> _GIVEN INSTRUCTION_
Repeat verbatim only the lines from the one with "Rebuild this chart" through the one with "25, 12, 5, 1])", both ends kept. Pictures stay out.

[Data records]
= = = = = = =
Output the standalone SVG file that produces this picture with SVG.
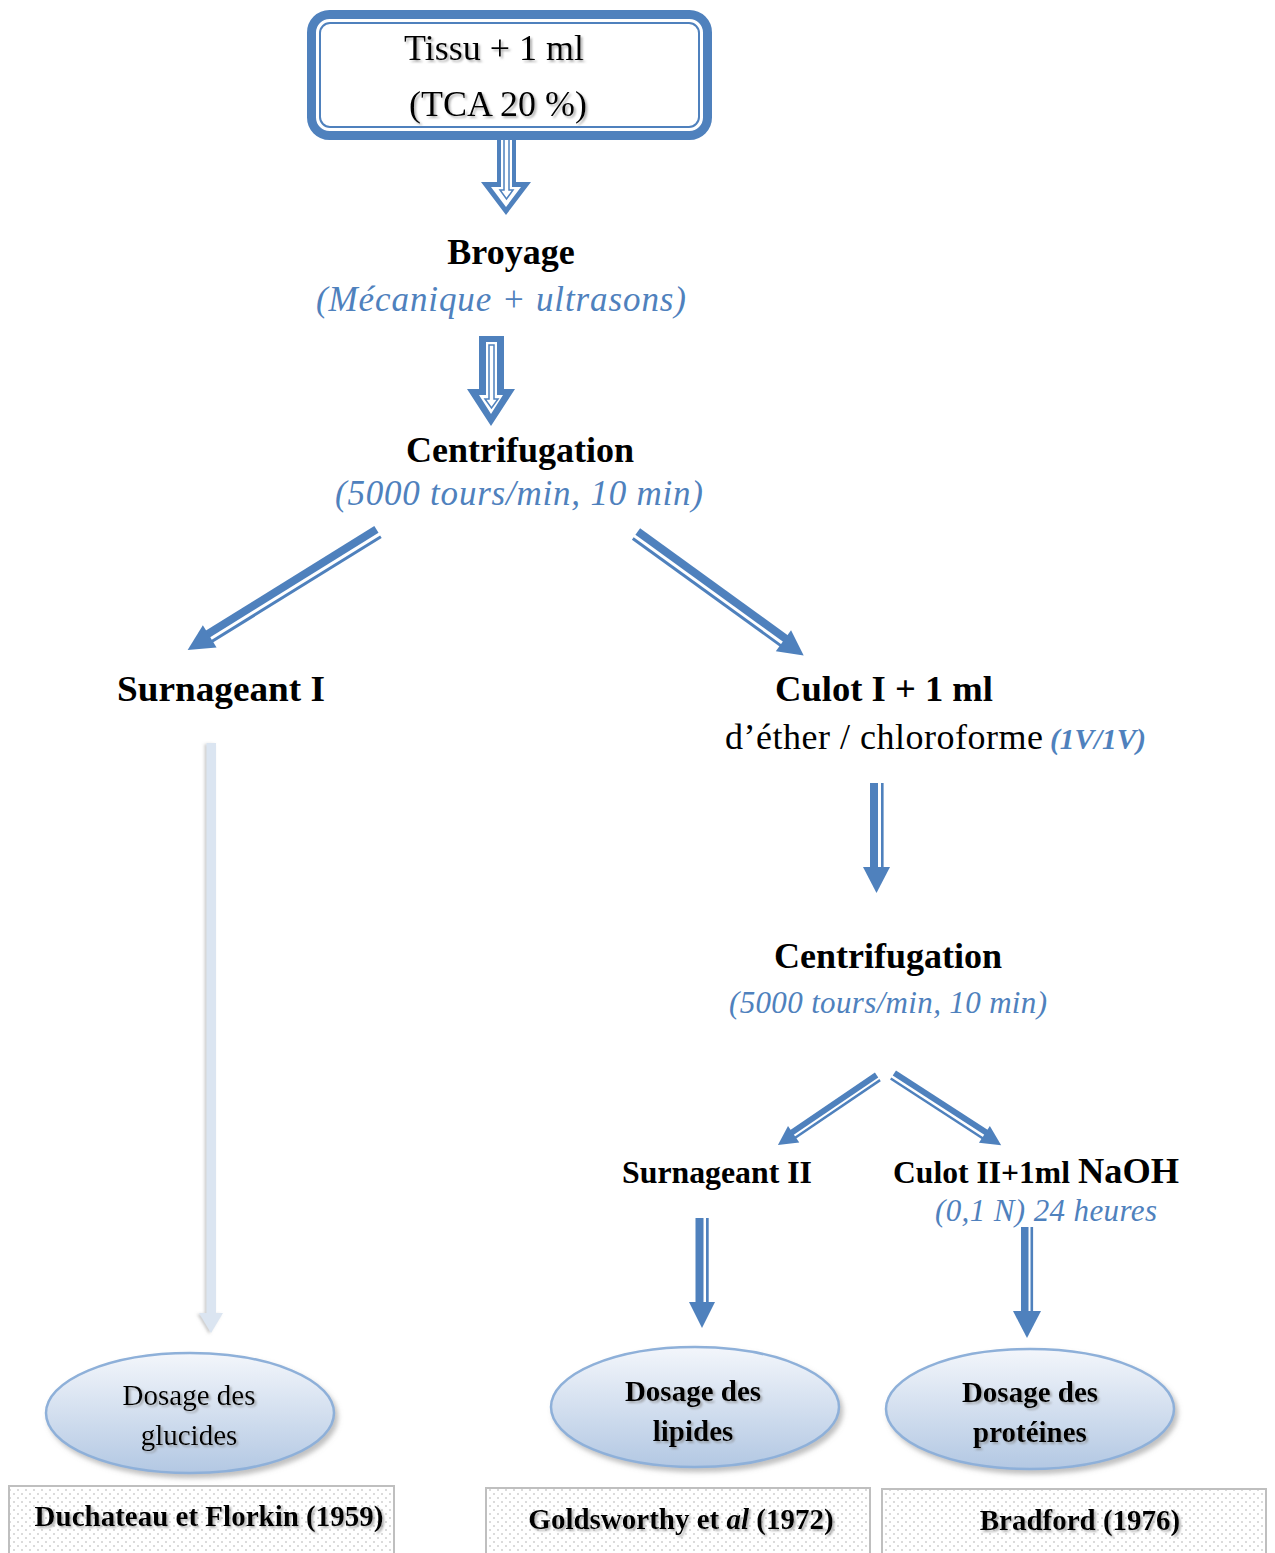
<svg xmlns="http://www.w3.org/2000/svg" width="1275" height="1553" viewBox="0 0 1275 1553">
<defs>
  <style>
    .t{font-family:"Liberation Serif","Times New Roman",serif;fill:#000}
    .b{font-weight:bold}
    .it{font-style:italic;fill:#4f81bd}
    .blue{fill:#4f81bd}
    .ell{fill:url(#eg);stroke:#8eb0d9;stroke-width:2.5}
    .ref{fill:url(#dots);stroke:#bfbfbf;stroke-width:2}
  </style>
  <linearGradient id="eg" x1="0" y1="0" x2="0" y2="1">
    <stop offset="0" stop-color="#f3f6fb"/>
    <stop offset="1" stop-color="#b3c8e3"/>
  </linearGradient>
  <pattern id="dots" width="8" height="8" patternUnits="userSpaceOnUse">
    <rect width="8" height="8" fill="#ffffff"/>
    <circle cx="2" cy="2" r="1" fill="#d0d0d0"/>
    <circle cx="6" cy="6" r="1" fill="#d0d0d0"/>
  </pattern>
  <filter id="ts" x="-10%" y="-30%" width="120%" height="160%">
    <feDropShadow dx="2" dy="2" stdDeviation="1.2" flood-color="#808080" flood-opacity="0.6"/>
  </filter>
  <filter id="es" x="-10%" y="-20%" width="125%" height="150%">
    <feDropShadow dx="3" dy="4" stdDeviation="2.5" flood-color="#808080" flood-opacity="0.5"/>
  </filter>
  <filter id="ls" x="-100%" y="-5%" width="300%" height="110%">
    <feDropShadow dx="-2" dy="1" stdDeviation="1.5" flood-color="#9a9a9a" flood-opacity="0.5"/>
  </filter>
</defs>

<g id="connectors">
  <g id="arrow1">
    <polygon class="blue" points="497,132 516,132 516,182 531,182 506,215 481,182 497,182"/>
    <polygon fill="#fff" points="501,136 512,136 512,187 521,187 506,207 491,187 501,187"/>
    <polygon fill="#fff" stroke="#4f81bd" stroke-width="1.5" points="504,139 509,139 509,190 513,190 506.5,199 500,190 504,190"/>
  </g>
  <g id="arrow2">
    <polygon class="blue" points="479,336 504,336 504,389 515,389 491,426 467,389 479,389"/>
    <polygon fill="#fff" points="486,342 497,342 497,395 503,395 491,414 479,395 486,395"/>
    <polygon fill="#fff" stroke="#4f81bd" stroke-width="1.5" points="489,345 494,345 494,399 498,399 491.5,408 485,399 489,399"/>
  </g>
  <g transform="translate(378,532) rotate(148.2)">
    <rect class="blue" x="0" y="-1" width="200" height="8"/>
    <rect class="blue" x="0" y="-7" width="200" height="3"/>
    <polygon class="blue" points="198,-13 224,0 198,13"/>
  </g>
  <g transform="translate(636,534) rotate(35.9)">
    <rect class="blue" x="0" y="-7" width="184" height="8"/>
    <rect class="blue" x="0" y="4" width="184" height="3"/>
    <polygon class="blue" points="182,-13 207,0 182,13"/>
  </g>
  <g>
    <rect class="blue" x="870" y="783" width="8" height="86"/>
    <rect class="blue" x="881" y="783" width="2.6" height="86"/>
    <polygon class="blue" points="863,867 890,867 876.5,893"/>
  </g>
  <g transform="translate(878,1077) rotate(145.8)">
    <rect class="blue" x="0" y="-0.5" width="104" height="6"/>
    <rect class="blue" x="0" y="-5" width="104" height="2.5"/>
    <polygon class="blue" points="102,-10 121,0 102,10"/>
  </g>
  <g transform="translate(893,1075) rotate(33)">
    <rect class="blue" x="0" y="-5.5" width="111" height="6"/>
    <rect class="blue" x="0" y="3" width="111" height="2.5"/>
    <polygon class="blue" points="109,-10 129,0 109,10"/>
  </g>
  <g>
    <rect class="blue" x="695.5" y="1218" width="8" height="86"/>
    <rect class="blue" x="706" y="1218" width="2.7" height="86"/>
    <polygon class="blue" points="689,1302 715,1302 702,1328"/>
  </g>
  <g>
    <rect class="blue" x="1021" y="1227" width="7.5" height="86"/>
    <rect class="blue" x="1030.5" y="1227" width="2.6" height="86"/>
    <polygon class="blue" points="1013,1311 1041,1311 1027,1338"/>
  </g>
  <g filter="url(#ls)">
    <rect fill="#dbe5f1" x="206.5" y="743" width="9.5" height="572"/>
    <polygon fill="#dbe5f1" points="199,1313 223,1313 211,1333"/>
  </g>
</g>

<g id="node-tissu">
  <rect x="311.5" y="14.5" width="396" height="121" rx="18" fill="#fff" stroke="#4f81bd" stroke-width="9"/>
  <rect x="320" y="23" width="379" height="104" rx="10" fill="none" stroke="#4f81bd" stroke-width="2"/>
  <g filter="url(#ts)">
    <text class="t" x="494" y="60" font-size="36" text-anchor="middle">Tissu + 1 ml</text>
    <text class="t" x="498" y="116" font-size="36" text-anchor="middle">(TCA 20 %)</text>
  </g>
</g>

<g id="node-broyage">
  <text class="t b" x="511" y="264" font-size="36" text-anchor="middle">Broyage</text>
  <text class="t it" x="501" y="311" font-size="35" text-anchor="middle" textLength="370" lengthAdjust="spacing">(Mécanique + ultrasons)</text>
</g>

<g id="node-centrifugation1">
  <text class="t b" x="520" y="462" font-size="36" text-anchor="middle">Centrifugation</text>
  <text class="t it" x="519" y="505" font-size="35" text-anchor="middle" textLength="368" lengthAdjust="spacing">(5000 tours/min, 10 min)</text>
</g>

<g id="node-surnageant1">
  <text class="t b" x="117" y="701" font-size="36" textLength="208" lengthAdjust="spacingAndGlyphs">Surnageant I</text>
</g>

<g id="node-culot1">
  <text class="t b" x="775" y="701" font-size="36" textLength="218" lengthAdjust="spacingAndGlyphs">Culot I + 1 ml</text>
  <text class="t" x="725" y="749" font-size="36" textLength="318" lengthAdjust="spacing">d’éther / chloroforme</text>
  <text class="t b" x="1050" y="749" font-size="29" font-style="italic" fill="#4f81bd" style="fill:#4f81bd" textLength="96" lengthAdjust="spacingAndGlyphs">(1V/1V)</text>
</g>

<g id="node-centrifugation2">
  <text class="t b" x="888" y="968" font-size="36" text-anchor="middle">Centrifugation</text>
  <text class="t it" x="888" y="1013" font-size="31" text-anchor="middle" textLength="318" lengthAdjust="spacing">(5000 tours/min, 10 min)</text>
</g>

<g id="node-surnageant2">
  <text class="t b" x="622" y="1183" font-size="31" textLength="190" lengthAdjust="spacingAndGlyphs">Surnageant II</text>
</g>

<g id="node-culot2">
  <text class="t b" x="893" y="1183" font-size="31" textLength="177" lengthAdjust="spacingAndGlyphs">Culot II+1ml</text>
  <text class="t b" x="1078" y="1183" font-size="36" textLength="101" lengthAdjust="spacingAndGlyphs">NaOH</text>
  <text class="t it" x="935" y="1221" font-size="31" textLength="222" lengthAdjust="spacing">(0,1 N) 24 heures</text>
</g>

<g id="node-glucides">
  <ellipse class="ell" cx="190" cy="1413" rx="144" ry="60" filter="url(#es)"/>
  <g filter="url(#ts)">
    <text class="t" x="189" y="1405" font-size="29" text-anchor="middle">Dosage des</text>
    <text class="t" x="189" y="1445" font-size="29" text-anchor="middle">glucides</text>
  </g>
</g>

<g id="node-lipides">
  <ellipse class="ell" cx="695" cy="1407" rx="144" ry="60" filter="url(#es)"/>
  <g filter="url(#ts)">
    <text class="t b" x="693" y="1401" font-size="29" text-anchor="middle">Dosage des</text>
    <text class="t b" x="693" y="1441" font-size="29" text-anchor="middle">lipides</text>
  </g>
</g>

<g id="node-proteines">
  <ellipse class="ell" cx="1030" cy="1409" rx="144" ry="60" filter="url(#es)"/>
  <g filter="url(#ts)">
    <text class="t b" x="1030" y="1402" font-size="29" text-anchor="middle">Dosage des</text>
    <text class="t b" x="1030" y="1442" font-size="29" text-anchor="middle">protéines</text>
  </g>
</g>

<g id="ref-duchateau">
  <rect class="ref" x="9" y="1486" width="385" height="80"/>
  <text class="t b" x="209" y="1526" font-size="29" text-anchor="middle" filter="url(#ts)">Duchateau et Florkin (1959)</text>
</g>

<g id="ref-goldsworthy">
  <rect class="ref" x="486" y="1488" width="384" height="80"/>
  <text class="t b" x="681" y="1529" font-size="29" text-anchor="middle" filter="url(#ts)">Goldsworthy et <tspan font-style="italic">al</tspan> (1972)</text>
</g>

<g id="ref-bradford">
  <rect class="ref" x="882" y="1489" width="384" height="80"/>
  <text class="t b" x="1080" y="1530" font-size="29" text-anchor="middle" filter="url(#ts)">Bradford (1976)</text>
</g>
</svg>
= = = = = = =
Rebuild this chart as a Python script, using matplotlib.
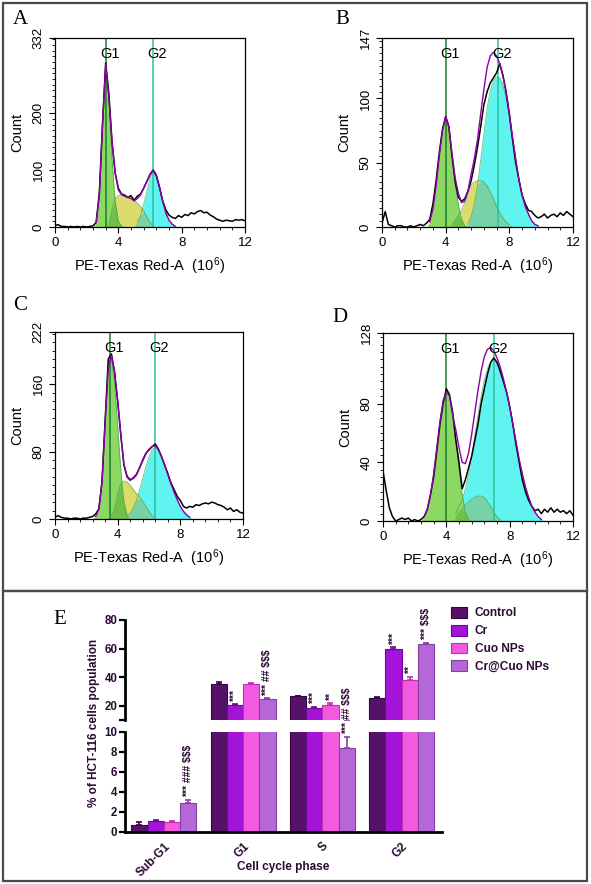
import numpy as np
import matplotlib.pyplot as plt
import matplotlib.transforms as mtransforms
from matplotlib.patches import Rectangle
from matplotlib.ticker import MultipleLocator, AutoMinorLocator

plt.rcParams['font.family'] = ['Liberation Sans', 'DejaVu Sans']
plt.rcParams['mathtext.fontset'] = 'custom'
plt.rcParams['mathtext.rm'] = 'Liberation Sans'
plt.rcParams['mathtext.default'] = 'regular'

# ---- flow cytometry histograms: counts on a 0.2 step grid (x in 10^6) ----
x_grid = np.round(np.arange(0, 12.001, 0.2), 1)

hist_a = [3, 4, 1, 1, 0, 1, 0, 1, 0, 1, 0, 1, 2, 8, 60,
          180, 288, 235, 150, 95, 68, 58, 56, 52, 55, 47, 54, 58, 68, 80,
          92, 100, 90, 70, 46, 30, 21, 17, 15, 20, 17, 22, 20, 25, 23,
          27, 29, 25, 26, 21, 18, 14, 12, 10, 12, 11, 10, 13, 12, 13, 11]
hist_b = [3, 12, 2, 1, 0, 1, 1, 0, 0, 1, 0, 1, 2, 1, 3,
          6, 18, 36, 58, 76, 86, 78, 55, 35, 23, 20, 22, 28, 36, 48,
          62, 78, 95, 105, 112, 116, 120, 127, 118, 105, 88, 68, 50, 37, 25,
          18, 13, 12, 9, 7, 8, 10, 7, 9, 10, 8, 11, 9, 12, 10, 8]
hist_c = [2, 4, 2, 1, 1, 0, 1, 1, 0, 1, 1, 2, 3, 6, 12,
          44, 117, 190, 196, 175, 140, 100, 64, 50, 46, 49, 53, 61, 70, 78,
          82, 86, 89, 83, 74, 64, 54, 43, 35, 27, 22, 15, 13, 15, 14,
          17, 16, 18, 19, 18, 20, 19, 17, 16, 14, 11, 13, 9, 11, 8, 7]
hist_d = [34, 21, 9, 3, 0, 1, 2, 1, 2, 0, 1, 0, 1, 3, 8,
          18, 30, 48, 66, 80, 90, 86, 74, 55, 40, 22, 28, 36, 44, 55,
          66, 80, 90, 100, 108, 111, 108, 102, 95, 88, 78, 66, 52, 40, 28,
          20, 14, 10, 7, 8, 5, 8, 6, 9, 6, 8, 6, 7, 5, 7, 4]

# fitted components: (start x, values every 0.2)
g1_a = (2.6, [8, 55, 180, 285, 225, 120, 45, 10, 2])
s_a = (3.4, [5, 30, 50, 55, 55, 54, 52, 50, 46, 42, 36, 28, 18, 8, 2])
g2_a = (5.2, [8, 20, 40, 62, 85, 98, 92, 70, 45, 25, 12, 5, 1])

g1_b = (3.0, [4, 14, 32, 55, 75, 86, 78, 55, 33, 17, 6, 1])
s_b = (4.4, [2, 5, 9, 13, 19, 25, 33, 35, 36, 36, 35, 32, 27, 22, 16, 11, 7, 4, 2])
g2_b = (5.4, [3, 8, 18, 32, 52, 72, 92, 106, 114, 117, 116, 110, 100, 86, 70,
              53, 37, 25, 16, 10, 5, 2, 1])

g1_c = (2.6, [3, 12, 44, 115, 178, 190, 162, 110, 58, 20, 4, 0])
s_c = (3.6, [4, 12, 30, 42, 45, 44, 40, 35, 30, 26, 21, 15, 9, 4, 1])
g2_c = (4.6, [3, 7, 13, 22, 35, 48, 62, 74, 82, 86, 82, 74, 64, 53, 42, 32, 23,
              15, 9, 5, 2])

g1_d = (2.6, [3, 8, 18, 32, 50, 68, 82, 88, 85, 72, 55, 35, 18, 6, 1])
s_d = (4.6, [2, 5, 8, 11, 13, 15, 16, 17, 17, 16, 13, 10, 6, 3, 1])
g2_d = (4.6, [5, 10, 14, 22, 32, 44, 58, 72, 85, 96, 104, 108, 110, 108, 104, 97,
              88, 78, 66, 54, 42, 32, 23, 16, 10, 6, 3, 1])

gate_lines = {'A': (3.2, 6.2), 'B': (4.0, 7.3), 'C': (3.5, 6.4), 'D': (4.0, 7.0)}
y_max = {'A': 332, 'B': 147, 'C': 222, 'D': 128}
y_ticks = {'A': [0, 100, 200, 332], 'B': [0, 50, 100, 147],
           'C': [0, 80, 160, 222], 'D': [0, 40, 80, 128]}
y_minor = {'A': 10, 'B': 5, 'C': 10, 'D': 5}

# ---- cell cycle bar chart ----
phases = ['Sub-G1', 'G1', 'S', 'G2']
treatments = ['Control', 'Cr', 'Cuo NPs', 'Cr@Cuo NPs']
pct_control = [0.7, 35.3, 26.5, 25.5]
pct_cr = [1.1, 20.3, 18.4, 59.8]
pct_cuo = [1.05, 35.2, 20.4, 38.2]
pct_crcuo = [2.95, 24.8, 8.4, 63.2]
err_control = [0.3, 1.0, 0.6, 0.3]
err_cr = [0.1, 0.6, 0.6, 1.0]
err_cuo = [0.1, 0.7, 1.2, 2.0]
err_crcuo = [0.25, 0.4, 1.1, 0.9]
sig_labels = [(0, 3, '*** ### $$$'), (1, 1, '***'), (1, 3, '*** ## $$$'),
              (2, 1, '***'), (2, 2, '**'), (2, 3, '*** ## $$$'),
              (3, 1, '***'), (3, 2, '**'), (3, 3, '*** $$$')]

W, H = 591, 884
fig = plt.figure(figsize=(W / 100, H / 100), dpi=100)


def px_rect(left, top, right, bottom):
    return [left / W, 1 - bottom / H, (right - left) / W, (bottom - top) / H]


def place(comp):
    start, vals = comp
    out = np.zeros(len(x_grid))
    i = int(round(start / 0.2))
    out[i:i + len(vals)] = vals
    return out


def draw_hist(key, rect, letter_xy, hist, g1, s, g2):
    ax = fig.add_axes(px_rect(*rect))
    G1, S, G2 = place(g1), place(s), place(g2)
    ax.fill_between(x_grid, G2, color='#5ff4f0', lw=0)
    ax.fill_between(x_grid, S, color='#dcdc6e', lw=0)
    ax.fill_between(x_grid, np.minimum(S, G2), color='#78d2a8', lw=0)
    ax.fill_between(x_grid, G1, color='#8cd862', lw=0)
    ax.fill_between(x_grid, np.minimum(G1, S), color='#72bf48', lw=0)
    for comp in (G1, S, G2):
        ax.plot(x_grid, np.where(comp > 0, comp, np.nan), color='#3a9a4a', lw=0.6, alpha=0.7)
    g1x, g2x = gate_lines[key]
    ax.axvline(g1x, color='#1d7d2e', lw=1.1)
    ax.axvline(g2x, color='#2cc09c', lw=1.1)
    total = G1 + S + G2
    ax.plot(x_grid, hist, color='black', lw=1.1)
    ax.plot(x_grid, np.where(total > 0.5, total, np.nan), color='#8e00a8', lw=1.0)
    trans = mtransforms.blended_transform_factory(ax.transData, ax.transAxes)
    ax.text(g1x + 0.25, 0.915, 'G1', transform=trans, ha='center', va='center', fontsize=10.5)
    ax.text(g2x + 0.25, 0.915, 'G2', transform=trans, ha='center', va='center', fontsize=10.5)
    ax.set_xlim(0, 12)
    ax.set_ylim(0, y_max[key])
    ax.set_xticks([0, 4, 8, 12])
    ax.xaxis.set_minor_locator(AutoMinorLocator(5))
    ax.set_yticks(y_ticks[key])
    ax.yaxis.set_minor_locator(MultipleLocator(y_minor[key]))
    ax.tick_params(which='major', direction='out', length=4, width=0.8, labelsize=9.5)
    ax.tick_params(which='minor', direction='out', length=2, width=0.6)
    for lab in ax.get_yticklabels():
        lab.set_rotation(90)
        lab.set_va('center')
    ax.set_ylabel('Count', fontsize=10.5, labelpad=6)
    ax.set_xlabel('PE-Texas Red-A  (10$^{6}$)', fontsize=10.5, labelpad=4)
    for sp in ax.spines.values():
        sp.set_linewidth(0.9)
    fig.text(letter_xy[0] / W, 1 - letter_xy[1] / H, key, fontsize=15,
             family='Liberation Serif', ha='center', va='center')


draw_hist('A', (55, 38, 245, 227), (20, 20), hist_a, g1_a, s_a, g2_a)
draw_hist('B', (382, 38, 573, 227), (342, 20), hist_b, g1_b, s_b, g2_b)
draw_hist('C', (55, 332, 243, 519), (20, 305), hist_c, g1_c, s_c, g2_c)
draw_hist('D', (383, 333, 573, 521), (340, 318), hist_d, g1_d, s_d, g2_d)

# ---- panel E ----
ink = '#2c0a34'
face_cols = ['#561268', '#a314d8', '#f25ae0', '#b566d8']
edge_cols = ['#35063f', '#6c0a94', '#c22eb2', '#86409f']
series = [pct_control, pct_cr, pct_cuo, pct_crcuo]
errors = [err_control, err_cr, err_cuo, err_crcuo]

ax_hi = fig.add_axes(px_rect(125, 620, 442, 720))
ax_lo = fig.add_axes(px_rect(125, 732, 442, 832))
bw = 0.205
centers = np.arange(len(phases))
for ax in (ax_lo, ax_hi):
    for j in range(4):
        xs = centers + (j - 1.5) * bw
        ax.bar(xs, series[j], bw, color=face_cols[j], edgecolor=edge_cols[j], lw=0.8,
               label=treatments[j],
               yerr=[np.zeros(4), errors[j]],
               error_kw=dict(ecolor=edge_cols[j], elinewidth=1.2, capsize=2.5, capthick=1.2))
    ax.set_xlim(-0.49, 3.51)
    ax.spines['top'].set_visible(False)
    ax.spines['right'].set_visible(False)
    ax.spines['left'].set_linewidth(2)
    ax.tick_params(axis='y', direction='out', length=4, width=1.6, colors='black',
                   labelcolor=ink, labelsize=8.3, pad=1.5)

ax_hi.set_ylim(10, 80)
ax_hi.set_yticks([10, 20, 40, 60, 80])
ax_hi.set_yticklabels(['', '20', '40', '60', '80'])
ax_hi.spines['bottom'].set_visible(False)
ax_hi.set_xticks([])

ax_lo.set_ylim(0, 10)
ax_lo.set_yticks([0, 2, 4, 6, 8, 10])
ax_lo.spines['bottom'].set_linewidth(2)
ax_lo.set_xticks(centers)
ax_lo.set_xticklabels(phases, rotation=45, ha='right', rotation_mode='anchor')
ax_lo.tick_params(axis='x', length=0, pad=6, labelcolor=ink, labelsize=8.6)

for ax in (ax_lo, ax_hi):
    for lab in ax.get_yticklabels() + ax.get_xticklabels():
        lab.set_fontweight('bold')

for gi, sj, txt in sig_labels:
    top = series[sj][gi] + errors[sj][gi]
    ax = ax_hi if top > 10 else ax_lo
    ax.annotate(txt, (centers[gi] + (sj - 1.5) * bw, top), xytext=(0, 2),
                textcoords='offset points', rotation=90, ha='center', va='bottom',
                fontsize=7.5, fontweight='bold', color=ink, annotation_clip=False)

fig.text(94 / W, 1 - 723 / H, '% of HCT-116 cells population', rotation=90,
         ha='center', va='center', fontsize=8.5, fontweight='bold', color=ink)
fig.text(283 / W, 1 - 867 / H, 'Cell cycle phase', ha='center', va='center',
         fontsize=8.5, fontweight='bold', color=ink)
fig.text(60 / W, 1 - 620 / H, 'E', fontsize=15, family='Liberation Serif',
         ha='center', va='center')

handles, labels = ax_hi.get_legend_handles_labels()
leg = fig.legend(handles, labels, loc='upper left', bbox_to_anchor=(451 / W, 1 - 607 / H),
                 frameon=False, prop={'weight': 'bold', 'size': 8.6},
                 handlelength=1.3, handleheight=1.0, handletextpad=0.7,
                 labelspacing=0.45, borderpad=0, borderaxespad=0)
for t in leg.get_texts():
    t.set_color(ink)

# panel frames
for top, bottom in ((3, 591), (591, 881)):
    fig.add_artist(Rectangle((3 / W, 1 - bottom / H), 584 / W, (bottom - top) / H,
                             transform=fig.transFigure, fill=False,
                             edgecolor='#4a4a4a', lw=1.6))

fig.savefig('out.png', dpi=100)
= = = = = = =
> _EXERCISE RESULT_
Rebuild this chart as a Python script, using matplotlib.
import numpy as np
import matplotlib.pyplot as plt
import matplotlib.transforms as mtransforms
from matplotlib.patches import Rectangle
from matplotlib.ticker import MultipleLocator, AutoMinorLocator

plt.rcParams['font.family'] = ['Liberation Sans', 'DejaVu Sans']
plt.rcParams['mathtext.fontset'] = 'custom'
plt.rcParams['mathtext.rm'] = 'Liberation Sans'
plt.rcParams['mathtext.default'] = 'regular'

# ---- flow cytometry histograms: counts on a 0.2 step grid (x in 10^6) ----
x_grid = np.round(np.arange(0, 12.001, 0.2), 1)

hist_a = [3, 4, 1, 1, 0, 1, 0, 1, 0, 1, 0, 1, 2, 8, 60,
          180, 288, 235, 150, 95, 68, 58, 56, 52, 55, 47, 54, 58, 68, 80,
          92, 100, 90, 70, 46, 30, 21, 17, 15, 20, 17, 22, 20, 25, 23,
          27, 29, 25, 26, 21, 18, 14, 12, 10, 12, 11, 10, 13, 12, 13, 11]
hist_b = [3, 12, 2, 1, 0, 1, 1, 0, 0, 1, 0, 1, 2, 1, 3,
          6, 18, 36, 58, 76, 86, 78, 55, 35, 23, 20, 22, 28, 36, 48,
          62, 78, 95, 105, 112, 116, 120, 127, 118, 105, 88, 68, 50, 37, 25,
          18, 13, 12, 9, 7, 8, 10, 7, 9, 10, 8, 11, 9, 12, 10, 8]
hist_c = [2, 4, 2, 1, 1, 0, 1, 1, 0, 1, 1, 2, 3, 6, 12,
          44, 117, 190, 196, 175, 140, 100, 64, 50, 46, 49, 53, 61, 70, 78,
          82, 86, 89, 83, 74, 64, 54, 43, 35, 27, 22, 15, 13, 15, 14,
          17, 16, 18, 19, 18, 20, 19, 17, 16, 14, 11, 13, 9, 11, 8, 7]
hist_d = [34, 21, 9, 3, 0, 1, 2, 1, 2, 0, 1, 0, 1, 3, 8,
          18, 30, 48, 66, 80, 90, 86, 74, 55, 40, 22, 28, 36, 44, 55,
          66, 80, 90, 100, 108, 111, 108, 102, 95, 88, 78, 66, 52, 40, 28,
          20, 14, 10, 7, 8, 5, 8, 6, 9, 6, 8, 6, 7, 5, 7, 4]

# fitted components: (start x, values every 0.2)
g1_a = (2.6, [8, 55, 180, 285, 225, 120, 45, 10, 2])
s_a = (3.4, [5, 30, 50, 55, 55, 54, 52, 50, 46, 42, 36, 28, 18, 8, 2])
g2_a = (5.2, [8, 20, 40, 62, 85, 98, 92, 70, 45, 25, 12, 5, 1])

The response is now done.